Looking back, I rushed through my years at Northwestern more than I should have. I never stayed on campus for back-to-back quarters after sophomore year, an oddity that robbed me of conventional college life. My lifestyle, best described as nomadic as I shifted from city to city every three months, was destabilizing, and I felt as if I had to move each time I got in a groove. But the space from campus helped me recognize the problem with my constant focus on what was next. I found that I was doing things I really enjoyed, without the distraction of classes I didn’t care about, and threw myself into it.
In sports, it’s nearly impossible to lay out a roadmap for assured success because everything is so variable. Injuries can happen at the most inconvenient times. Baseball players might randomly forget how to throw a ball. Forgotten bench players become like the Monstars from Space Jam at crucial moments. If you followed Northwestern sports during the last few years, you know exactly what I’m talking about. And really, how is that different from most other things in life?

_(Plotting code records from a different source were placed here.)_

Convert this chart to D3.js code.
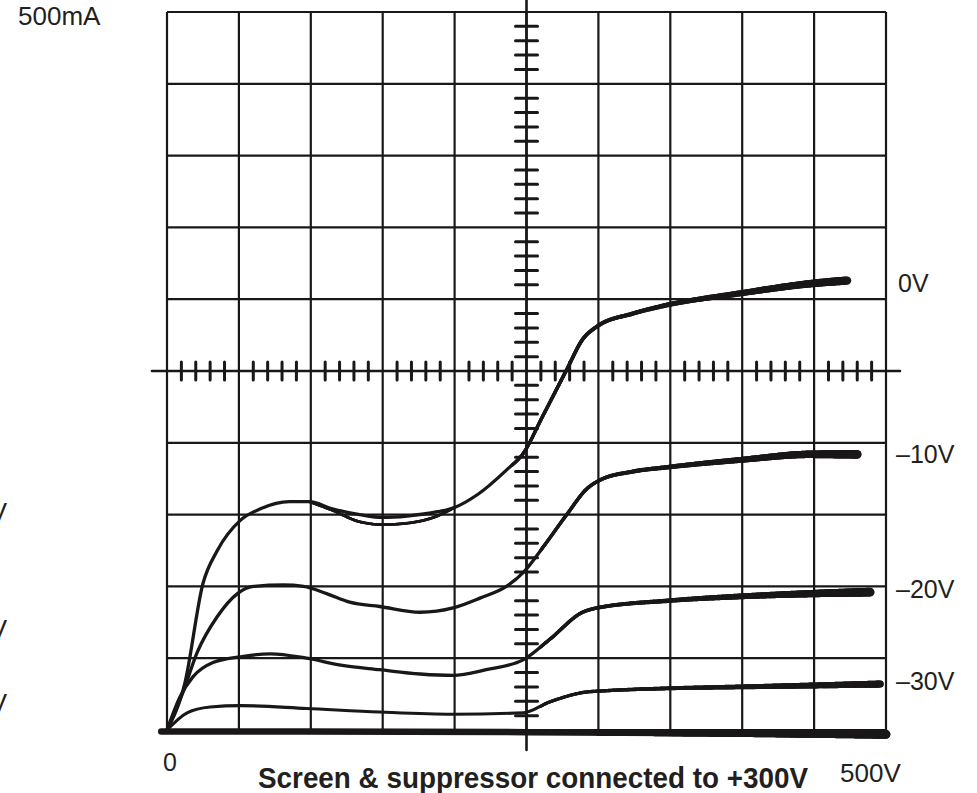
<!DOCTYPE html>
<html>
<head>
<meta charset="utf-8">
<script src="https://cdn.jsdelivr.net/npm/d3@7"></script>
<style>
  html, body { margin: 0; padding: 0; background: #fff; }
  svg { display: block; }
  text { font-family: 'Liberation Sans', Arial, sans-serif; fill: #231f20; }
</style>
</head>
<body>
<svg id="chart" width="977" height="793"></svg>
<script>
// plate current (mA) vs plate voltage (V)
const curve0V = [[0,0],[12.5,33],[25,102],[35,125],[51,146],[65,154],[85,159],[99,159],[115,154],[134,150],[150,148],[167,149],[188,152],[200,155],[216,164],[236,181],[248,193],[261,218],[278,251],[289,272],[299,281],[324,290],[348,296],[398,304],[449,311],[473,313]];
const curve0Vretrace = [[99,159],[115,153],[134,145],[150,143],[167,144],[188,149],[200,155]];
const curveM10 = [[0,0],[11,26],[21,54],[35,79],[49,95],[60,100],[81,101],[95,100],[111,95],[127,89],[148,86],[176,82],[199,85],[218,92],[236,100],[248,110],[262,128],[278,150],[292,168],[301,174],[324,180],[348,183],[398,188],[449,192],[480,192]];
const curveM20 = [[0,0],[9,23],[18,37],[32,47],[51,51],[72,53],[97,50],[122,45],[148,42],[176,39],[199,38],[222,42],[248,49],[266,63],[289,82],[299,85],[348,90],[398,93],[449,95],[489,96]];
const curveM30 = [[0,0],[14,12],[30,16],[51,17],[97,15],[148,12.5],[199,11],[248,12],[266,19.5],[292,26.5],[299,27],[348,29],[398,30],[449,31],[496,32]];
const curveCutoff = [[-4,-1],[250,-1.5],[500,-3]];

const curveLabels = ['0V', '–10V', '–20V', '–30V'];
const labelCurrents = [311, 192, 98, 34];
const leftLabels = ['V', 'V', 'V'];
const leftLabelCurrents = [152, 70, 19];

const svg = d3.select('#chart');
const x = d3.scaleLinear().domain([0, 500]).range([167, 886]);
const y = d3.scaleLinear().domain([0, 500]).range([730, 12]);
const ink = '#1a1718';

// grid
const gridG = svg.append('g').attr('stroke', ink).attr('stroke-width', 2.2);
gridG.selectAll('.vx').data(x.ticks(10)).join('line')
  .attr('x1', d => x(d)).attr('x2', d => x(d))
  .attr('y1', y(0)).attr('y2', y(500));
gridG.selectAll('.hy').data(y.ticks(10)).join('line')
  .attr('y1', d => y(d)).attr('y2', d => y(d))
  .attr('x1', x(0)).attr('x2', x(500));

// centre cross axes with minor ticks
const axisG = svg.append('g').attr('stroke', ink).attr('stroke-linecap', 'round');
axisG.append('line').attr('stroke-width', 2.6)
  .attr('x1', x(250)).attr('x2', x(250)).attr('y1', 0).attr('y2', 750);
axisG.append('line').attr('stroke-width', 2.6)
  .attr('x1', 152).attr('x2', 900).attr('y1', y(250)).attr('y2', y(250));
const minor = d3.range(0, 501, 10).filter(v => v % 50 !== 0);
axisG.selectAll('.ty').data(minor).join('line').attr('stroke-width', 3)
  .attr('x1', x(250) - 11).attr('x2', x(250) + 11)
  .attr('y1', d => y(d)).attr('y2', d => y(d));
axisG.selectAll('.tx').data(minor).join('line').attr('stroke-width', 3)
  .attr('x1', d => x(d)).attr('x2', d => x(d))
  .attr('y1', y(250) - 9).attr('y2', y(250) + 9);

// curves: thin on the left, heavier towards the right end like the scope trace
const line = d3.line().x(d => x(d[0])).y(d => y(d[1])).curve(d3.curveMonotoneX);
const curvesG = svg.append('g').attr('fill', 'none').attr('stroke', ink).attr('stroke-linecap', 'round');

function drawTrace(data, base, tail, tailFrom) {
  const tmp = curvesG.append('path').attr('d', line(data)).attr('stroke', 'none');
  const node = tmp.node();
  const len = node.getTotalLength();
  const xEnd = x(data[data.length - 1][0]);
  const pts = d3.range(0, len, 1.5).concat([len]).map(l => node.getPointAtLength(l));
  tmp.remove();
  // base stroke as one path, heavier tail drawn piecewise on top
  curvesG.append('path').attr('d', line(data)).attr('stroke-width', base).attr('stroke-linejoin', 'round');
  for (let i = 1; i < pts.length; i++) {
    const p = pts[i - 1], q = pts[i];
    const t = Math.max(0, (q.x - tailFrom) / (xEnd - tailFrom));
    if (t <= 0) continue;
    curvesG.append('line')
      .attr('x1', p.x).attr('y1', p.y).attr('x2', q.x).attr('y2', q.y)
      .attr('stroke-width', base + tail * Math.pow(t, 1.6));
  }
}

drawTrace(curve0V, 3.3, 5, x(240));
drawTrace(curve0Vretrace, 2.7, 0, x(500));
drawTrace(curveM10, 3.3, 5.5, x(260));
drawTrace(curveM20, 3.3, 5.5, x(260));
drawTrace(curveM30, 3.1, 4, x(260));
drawTrace(curveCutoff, 6.5, 2.5, x(300));

// labels
svg.append('text').attr('x', 18).attr('y', 25).style('font-size', '26px').text('500mA');
svg.selectAll('.rl').data(curveLabels).join('text')
  .attr('x', (d, i) => i === 0 ? 898 : 896)
  .attr('y', (d, i) => y(labelCurrents[i]) + 9)
  .style('font-size', '25px')
  .text(d => d);
svg.selectAll('.ll').data(leftLabels).join('text')
  .attr('x', 7).attr('text-anchor', 'end')
  .attr('y', (d, i) => y(leftLabelCurrents[i]) + 9)
  .style('font-size', '26px')
  .text(d => d);
svg.append('text').attr('x', 163).attr('y', 771).style('font-size', '25px').text('0');
svg.append('text').attr('x', 840).attr('y', 782).style('font-size', '26px').text('500V');
svg.append('text').attr('x', 258).attr('y', 788)
  .attr('textLength', 550).attr('lengthAdjust', 'spacingAndGlyphs')
  .style('font-family', "'Liberation Sans Narrow', 'Arial Narrow', 'Liberation Sans', sans-serif")
  .style('font-weight', 'bold').style('font-size', '30px')
  .text('Screen & suppressor connected to +300V');
</script>
</body>
</html>
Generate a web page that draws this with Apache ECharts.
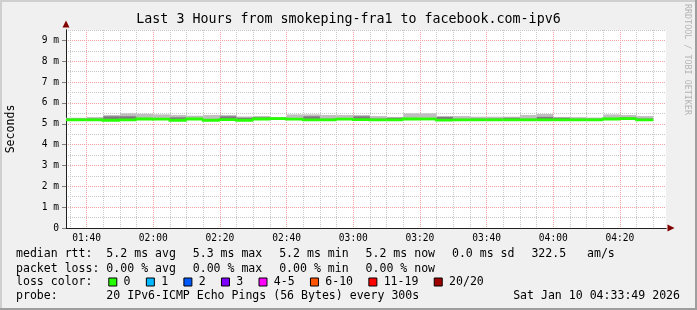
<!DOCTYPE html>
<html><head><meta charset="utf-8">
<script src="https://cdn.jsdelivr.net/npm/echarts@6/dist/echarts.min.js"></script>
<style>html,body{margin:0;padding:0;background:#f0f0f0}#c{width:697px;height:310px}</style>
</head><body><div id="c"></div>
<script>
// ---- data (milliseconds) ----
const binEnd = ['01:35','01:40','01:45','01:50','01:55','02:00','02:05','02:10','02:15','02:20','02:25','02:30',
  '02:35','02:40','02:45','02:50','02:55','03:00','03:05','03:10','03:15','03:20','03:25','03:30',
  '03:35','03:40','03:45','03:50','03:55','04:00','04:05','04:10','04:15','04:20','04:25','04:30'];
const median = [5.19,5.19,5.19,5.17,5.19,5.23,5.22,5.17,5.23,5.17,5.20,5.17,
  5.23,5.25,5.22,5.19,5.19,5.22,5.20,5.19,5.19,5.23,5.23,5.18,
  5.19,5.19,5.19,5.19,5.19,5.19,5.19,5.19,5.19,5.23,5.25,5.19];
const smokeMax = [5.29,5.29,5.32,5.42,5.50,5.48,5.45,5.42,5.39,5.42,5.42,5.35,
  5.37,5.32,5.45,5.45,5.42,5.42,5.42,5.37,5.33,5.50,5.50,5.37,
  5.37,5.34,5.34,5.34,5.42,5.47,5.33,5.32,5.30,5.45,5.42,5.37];
const smokeCore = [5.24,5.24,5.25,5.36,5.36,5.28,5.27,5.31,5.28,5.23,5.36,5.29,
  5.31,5.29,5.27,5.36,5.24,5.27,5.36,5.25,5.29,5.28,5.28,5.33,
  5.24,5.25,5.25,5.29,5.24,5.33,5.29,5.24,5.24,5.28,5.30,5.25];
const lossPct = [0,0,0,0,0,0,0,0,0,0,0,0, 0,0,0,0,0,0,0,0,0,0,0,0, 0,0,0,0,0,0,0,0,0,0,0,0];
const lossBuckets = ['0','1','2','3','4-5','6-10','11-19','20/20'];
const lossBucketMax = [0,1,2,3,5,10,19,20];
const lossColors = ['#26ff00','#00b8ff','#0059ff','#7e00ff','#ff00ff','#ff5500','#ff0000','#a10000'];
const xTickLabels = ['01:40','02:00','02:20','02:40','03:00','03:20','03:40','04:00','04:20'];
const yTicks = [0,1,2,3,4,5,6,7,8,9];
const rangeStart = '01:33:49', rangeEnd = '04:33:49';
const stepMin = 5;
const titleText = 'Last 3 Hours from smokeping-fra1 to facebook.com-ipv6';
const statRtt = ['median rtt:  5.2 ms avg', '  5.3 ms max', '  5.2 ms min', '  5.2 ms now', '  0.0 ms sd', '  322.5   am/s'];
const statLoss = ['packet loss: 0.00 % avg', '  0.00 % max', '  0.00 % min', '  0.00 % now'];
const lossLabel = ['loss color:'];
const probeLine = ['probe:       20 IPv6-ICMP Echo Pings (56 Bytes) every 300s'];
const dateText = 'Sat Jan 10 04:33:49 2026';

// ---- helpers ----
const toMin = s => { const p = s.split(':').map(Number); return p[0]*60 + p[1] + (p[2]||0)/60; };
const fmt = m => { const h = Math.floor(m/60), mm = Math.round(m%60); return (h<10?'0':'')+h+':'+(mm<10?'0':'')+mm; };
const xMin = toMin(rangeStart), xMax = toMin(rangeEnd);
const majorX = xTickLabels.map(toMin);
const minorX = [];
for (let m = Math.ceil(xMin/5)*5; m <= xMax; m += 5) if (majorX.indexOf(m) < 0) minorX.push(m);
const minorY = yTicks.map(v => v + 0.5);
const FONT = 'DejaVu Sans Mono';
const LFS = 11.55, CW = 6.95, GLUE = 3.0;

const bins = binEnd.map((t,i) => [toMin(t)-stepMin, toMin(t), median[i], smokeMax[i], smokeCore[i], i>0?median[i-1]:median[i], lossPct[i]]);
const bucketOf = l => { for (let k=0;k<lossBucketMax.length;k++) if (l*20/100 <= lossBucketMax[k]) return k; return lossBucketMax.length-1; };

const smokeSeries = {
  type: 'custom', name: 'smoke', xAxisIndex: 1, yAxisIndex: 1, clip: true, silent: true,
  encode: {x: [0,1], y: [2,3]},
  data: bins,
  renderItem: (params, api) => {
    const a = api.coord([api.value(0), api.value(3)]);
    const b = api.coord([api.value(1), api.value(2)]);
    const c = api.coord([api.value(0), api.value(4)]);
    return {type:'group', children:[
      {type:'rect', shape:{x:a[0], y:a[1], width:b[0]-a[0], height:b[1]-a[1]}, style:{fill:'#bebebe'}},
      {type:'rect', shape:{x:a[0], y:c[1], width:b[0]-a[0], height:b[1]-c[1]}, style:{fill:'#7f787f'}}
    ]};
  }
};
const lineSeries = lossBuckets.map((name,k) => ({
  type: 'custom', name: name, xAxisIndex: 1, yAxisIndex: 1, clip: true, silent: true,
  color: lossColors[k],
  itemStyle: {color: lossColors[k], borderColor: '#000', borderWidth: 1},
  encode: {x: [0,1], y: [2]},
  data: bins.filter(b => bucketOf(b[6]) === k),
  renderItem: (params, api) => {
    const p1 = api.coord([api.value(0), api.value(5)]);
    const p2 = api.coord([api.value(0), api.value(2)]);
    const p3 = api.coord([api.value(1), api.value(2)]);
    return {type:'polyline', shape:{points:[p1,p2,p3]}, style:{stroke: lossColors[k], lineWidth: 2.8, fill: null}};
  }
}));

// legend rows: GPRINT items are laid out one after another with a small glue gap
function rowTexts(items, y) {
  const out = []; let chars = 0;
  items.forEach((s, i) => {
    out.push({type:'text', x: 16 + chars*CW + i*GLUE, y: y, silent: true,
      style:{text: s, font: LFS+'px "'+FONT+'"', fill:'#000', textVerticalAlign:'middle', textAlign:'left'}});
    chars += s.length;
  });
  return out;
}

const gridGray = {color:'#c8c8c8', type:[1,1], width:1};
const gridRed = {color:'#f3a0a0', type:[1,1], width:1};
const axisFont = {fontFamily: FONT, fontSize: 9.6, color: '#000'};

const option = {
  animation: false,
  backgroundColor: '#f0f0f0',
  title: {text: titleText, left: 'center', top: 13.5, padding: 0,
    textStyle: {fontFamily: FONT, fontSize: 13.3, fontWeight: 'normal', color: '#000'}},
  grid: {left: 66, right: 31, top: 30, bottom: 82, show: true, backgroundColor: '#fff', borderWidth: 0,
    containLabel: false, outerBoundsMode: 'none'},
  xAxis: [
    {type:'value', min:xMin, max:xMax, position:'bottom', z: 0,
      axisLine:{show:true, onZero:false, symbol:['none','triangle'], symbolSize:[7,7], symbolOffset:[0,5], lineStyle:{color:'#800000'}},
      axisTick:{show:false, customValues: minorX}, axisLabel:{show:false},
      splitLine:{show:true, lineStyle: gridGray}},
    {type:'value', min:xMin, max:xMax, position:'bottom', z: 1,
      axisLine:{show:true, onZero:false, lineStyle:{color:'#202020'}},
      axisTick:{show:false, customValues: majorX},
      axisLabel:{show:true, customValues: majorX, margin: 5, formatter: v => fmt(v), ...axisFont},
      splitLine:{show:true, lineStyle: gridRed}}
  ],
  yAxis: [
    {type:'value', min:0, max:9.5, position:'left', z: 0,
      axisLine:{show:true, onZero:false, symbol:['none','triangle'], symbolSize:[7,7], symbolOffset:[0,6], lineStyle:{color:'#800000'}},
      axisTick:{show:false, customValues: minorY}, axisLabel:{show:false},
      splitLine:{show:true, lineStyle: gridGray}},
    {type:'value', min:0, max:9.5, position:'left', z: 1,
      name: 'Seconds', nameLocation: 'middle', nameGap: 49,
      nameTextStyle: {fontFamily: FONT, fontSize: LFS, color: '#000'},
      axisLine:{show:true, onZero:false, lineStyle:{color:'#202020'}},
      axisTick:{show:true, length:4, customValues: yTicks, lineStyle:{color:'#808080'}},
      axisLabel:{show:true, customValues: yTicks, margin: 7, formatter: v => v === 0 ? '0' : v + ' m', ...axisFont},
      splitLine:{show:true, lineStyle: gridRed}}
  ],
  legend: {left: 108.3, top: 275, padding: 0, itemWidth: 8, itemHeight: 8, itemGap: 15.3, icon: 'rect',
    selectedMode: false, data: lossBuckets,
    itemStyle: {borderColor: '#000', borderWidth: 1},
    textStyle: {fontFamily: FONT, fontSize: LFS, color: '#000', padding: [0,0,0,1.8], lineHeight: 14}},
  graphic: [
    {type:'rect', shape:{x:0,y:0,width:697,height:2}, style:{fill:'#cfcfcf'}, silent:true},
    {type:'rect', shape:{x:0,y:0,width:2,height:310}, style:{fill:'#cfcfcf'}, silent:true},
    {type:'rect', shape:{x:695,y:0,width:2,height:310}, style:{fill:'#9e9e9e'}, silent:true},
    {type:'rect', shape:{x:0,y:308,width:697,height:2}, style:{fill:'#9e9e9e'}, silent:true},
    ...rowTexts(statRtt, 254.3),
    ...rowTexts(statLoss, 268.5),
    ...rowTexts(lossLabel, 282.3),
    ...rowTexts(probeLine, 296.3),
    {type:'text', x:680, y:296.3, silent:true,
      style:{text:dateText, font:LFS+'px "'+FONT+'"', fill:'#000', textVerticalAlign:'middle', textAlign:'right'}},
    {type:'text', x:687.5, y:4, rotation:-Math.PI/2, silent:true,
      style:{text:'RRDTOOL / TOBI OETIKER', font:'8.4px "'+FONT+'"', fill:'#b4b4b4', textVerticalAlign:'middle', textAlign:'left'}}
  ],
  series: [smokeSeries, ...lineSeries]
};
const chart = echarts.init(document.getElementById('c'), null, {renderer:'canvas'});
chart.setOption(option);
</script></body></html>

I’ll end by saying I wish I hadn’t stressed over incidents not worth stressing about and spent more time relishing people and experiences that will soon no longer be a part of my life. At times, I buried myself in work and extracurriculars beyond what was reasonable. But I loved my (brief) time at Northwestern. I learned to write, found out what writing and tenacious reporting can accomplish and discovered that I’m passionate about telling stories in some capacity. I still don’t know exactly what I want to do. But the last four years have taught me that doesn’t really matter right now. Mostly, I’m excited to stop breaking my life up into 11-week lumps of time, something that will create even more unpredictability. I know I have some control over where my future leads – but not as much as I’d like. And that’s a good thing.